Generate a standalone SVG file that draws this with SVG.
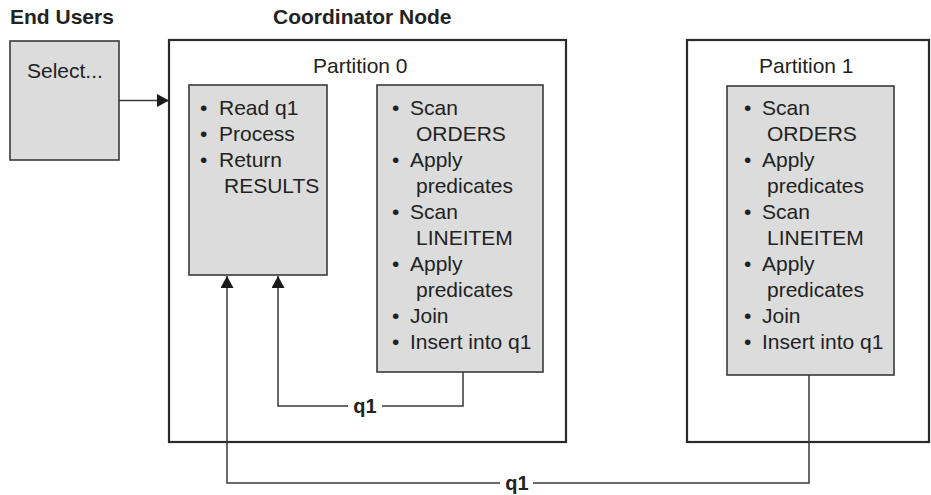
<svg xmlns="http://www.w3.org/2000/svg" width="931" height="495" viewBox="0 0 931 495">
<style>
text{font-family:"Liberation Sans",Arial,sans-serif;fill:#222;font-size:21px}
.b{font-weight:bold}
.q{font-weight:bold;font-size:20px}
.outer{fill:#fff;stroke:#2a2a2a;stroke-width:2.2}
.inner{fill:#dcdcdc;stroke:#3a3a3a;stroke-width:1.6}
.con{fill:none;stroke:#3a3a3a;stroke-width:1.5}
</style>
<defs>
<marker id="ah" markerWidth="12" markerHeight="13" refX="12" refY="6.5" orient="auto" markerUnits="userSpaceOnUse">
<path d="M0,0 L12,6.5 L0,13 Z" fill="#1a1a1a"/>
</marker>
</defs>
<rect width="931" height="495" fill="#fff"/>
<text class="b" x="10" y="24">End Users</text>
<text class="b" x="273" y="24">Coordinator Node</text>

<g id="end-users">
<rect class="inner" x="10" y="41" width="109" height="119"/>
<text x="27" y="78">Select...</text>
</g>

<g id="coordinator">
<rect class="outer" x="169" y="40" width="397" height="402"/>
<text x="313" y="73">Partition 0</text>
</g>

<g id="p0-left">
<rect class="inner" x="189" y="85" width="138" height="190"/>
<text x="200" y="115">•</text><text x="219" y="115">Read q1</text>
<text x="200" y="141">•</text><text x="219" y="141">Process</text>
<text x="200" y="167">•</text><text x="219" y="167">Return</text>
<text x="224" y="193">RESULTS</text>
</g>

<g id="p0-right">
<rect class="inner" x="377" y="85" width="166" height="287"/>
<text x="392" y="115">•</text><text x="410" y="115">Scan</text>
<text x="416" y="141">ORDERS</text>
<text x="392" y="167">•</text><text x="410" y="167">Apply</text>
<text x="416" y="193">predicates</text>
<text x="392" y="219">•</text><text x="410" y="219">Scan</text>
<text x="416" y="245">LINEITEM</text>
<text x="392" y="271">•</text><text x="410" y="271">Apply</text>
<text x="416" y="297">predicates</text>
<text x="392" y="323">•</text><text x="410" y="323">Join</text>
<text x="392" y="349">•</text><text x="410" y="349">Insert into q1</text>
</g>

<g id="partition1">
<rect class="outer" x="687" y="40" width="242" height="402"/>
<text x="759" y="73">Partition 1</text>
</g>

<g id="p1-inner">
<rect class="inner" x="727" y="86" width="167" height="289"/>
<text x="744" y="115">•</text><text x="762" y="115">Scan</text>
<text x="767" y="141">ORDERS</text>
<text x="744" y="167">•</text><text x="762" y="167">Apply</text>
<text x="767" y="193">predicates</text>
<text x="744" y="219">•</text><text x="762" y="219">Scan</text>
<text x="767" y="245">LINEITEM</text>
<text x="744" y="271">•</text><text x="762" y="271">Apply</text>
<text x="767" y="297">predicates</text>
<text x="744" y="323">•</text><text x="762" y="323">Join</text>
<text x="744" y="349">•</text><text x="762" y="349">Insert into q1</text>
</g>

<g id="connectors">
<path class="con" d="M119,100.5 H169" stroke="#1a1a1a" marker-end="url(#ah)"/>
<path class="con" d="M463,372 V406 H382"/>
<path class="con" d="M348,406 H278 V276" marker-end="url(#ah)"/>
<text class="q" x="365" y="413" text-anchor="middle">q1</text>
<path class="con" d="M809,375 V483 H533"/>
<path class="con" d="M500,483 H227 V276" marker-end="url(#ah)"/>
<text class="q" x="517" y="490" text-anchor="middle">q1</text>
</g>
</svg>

•••••

§ **Directions**: Copy all the lines of data exactly as they appear, dropping any images.

§ **Completed task**:
Generate a standalone SVG file that draws this with SVG.
<svg xmlns="http://www.w3.org/2000/svg" width="931" height="495" viewBox="0 0 931 495">
<style>
text{font-family:"Liberation Sans",Arial,sans-serif;fill:#222;font-size:21px}
.b{font-weight:bold}
.q{font-weight:bold;font-size:20px}
.outer{fill:#fff;stroke:#2a2a2a;stroke-width:2.2}
.inner{fill:#dcdcdc;stroke:#3a3a3a;stroke-width:1.6}
.con{fill:none;stroke:#3a3a3a;stroke-width:1.5}
</style>
<defs>
<marker id="ah" markerWidth="12" markerHeight="13" refX="12" refY="6.5" orient="auto" markerUnits="userSpaceOnUse">
<path d="M0,0 L12,6.5 L0,13 Z" fill="#1a1a1a"/>
</marker>
</defs>
<rect width="931" height="495" fill="#fff"/>
<text class="b" x="10" y="24">End Users</text>
<text class="b" x="273" y="24">Coordinator Node</text>

<g id="end-users">
<rect class="inner" x="10" y="41" width="109" height="119"/>
<text x="27" y="78">Select...</text>
</g>

<g id="coordinator">
<rect class="outer" x="169" y="40" width="397" height="402"/>
<text x="313" y="73">Partition 0</text>
</g>

<g id="p0-left">
<rect class="inner" x="189" y="85" width="138" height="190"/>
<text x="200" y="115">•</text><text x="219" y="115">Read q1</text>
<text x="200" y="141">•</text><text x="219" y="141">Process</text>
<text x="200" y="167">•</text><text x="219" y="167">Return</text>
<text x="224" y="193">RESULTS</text>
</g>

<g id="p0-right">
<rect class="inner" x="377" y="85" width="166" height="287"/>
<text x="392" y="115">•</text><text x="410" y="115">Scan</text>
<text x="416" y="141">ORDERS</text>
<text x="392" y="167">•</text><text x="410" y="167">Apply</text>
<text x="416" y="193">predicates</text>
<text x="392" y="219">•</text><text x="410" y="219">Scan</text>
<text x="416" y="245">LINEITEM</text>
<text x="392" y="271">•</text><text x="410" y="271">Apply</text>
<text x="416" y="297">predicates</text>
<text x="392" y="323">•</text><text x="410" y="323">Join</text>
<text x="392" y="349">•</text><text x="410" y="349">Insert into q1</text>
</g>

<g id="partition1">
<rect class="outer" x="687" y="40" width="242" height="402"/>
<text x="759" y="73">Partition 1</text>
</g>

<g id="p1-inner">
<rect class="inner" x="727" y="86" width="167" height="289"/>
<text x="744" y="115">•</text><text x="762" y="115">Scan</text>
<text x="767" y="141">ORDERS</text>
<text x="744" y="167">•</text><text x="762" y="167">Apply</text>
<text x="767" y="193">predicates</text>
<text x="744" y="219">•</text><text x="762" y="219">Scan</text>
<text x="767" y="245">LINEITEM</text>
<text x="744" y="271">•</text><text x="762" y="271">Apply</text>
<text x="767" y="297">predicates</text>
<text x="744" y="323">•</text><text x="762" y="323">Join</text>
<text x="744" y="349">•</text><text x="762" y="349">Insert into q1</text>
</g>

<g id="connectors">
<path class="con" d="M119,100.5 H169" stroke="#1a1a1a" marker-end="url(#ah)"/>
<path class="con" d="M463,372 V406 H382"/>
<path class="con" d="M348,406 H278 V276" marker-end="url(#ah)"/>
<text class="q" x="365" y="413" text-anchor="middle">q1</text>
<path class="con" d="M809,375 V483 H533"/>
<path class="con" d="M500,483 H227 V276" marker-end="url(#ah)"/>
<text class="q" x="517" y="490" text-anchor="middle">q1</text>
</g>
</svg>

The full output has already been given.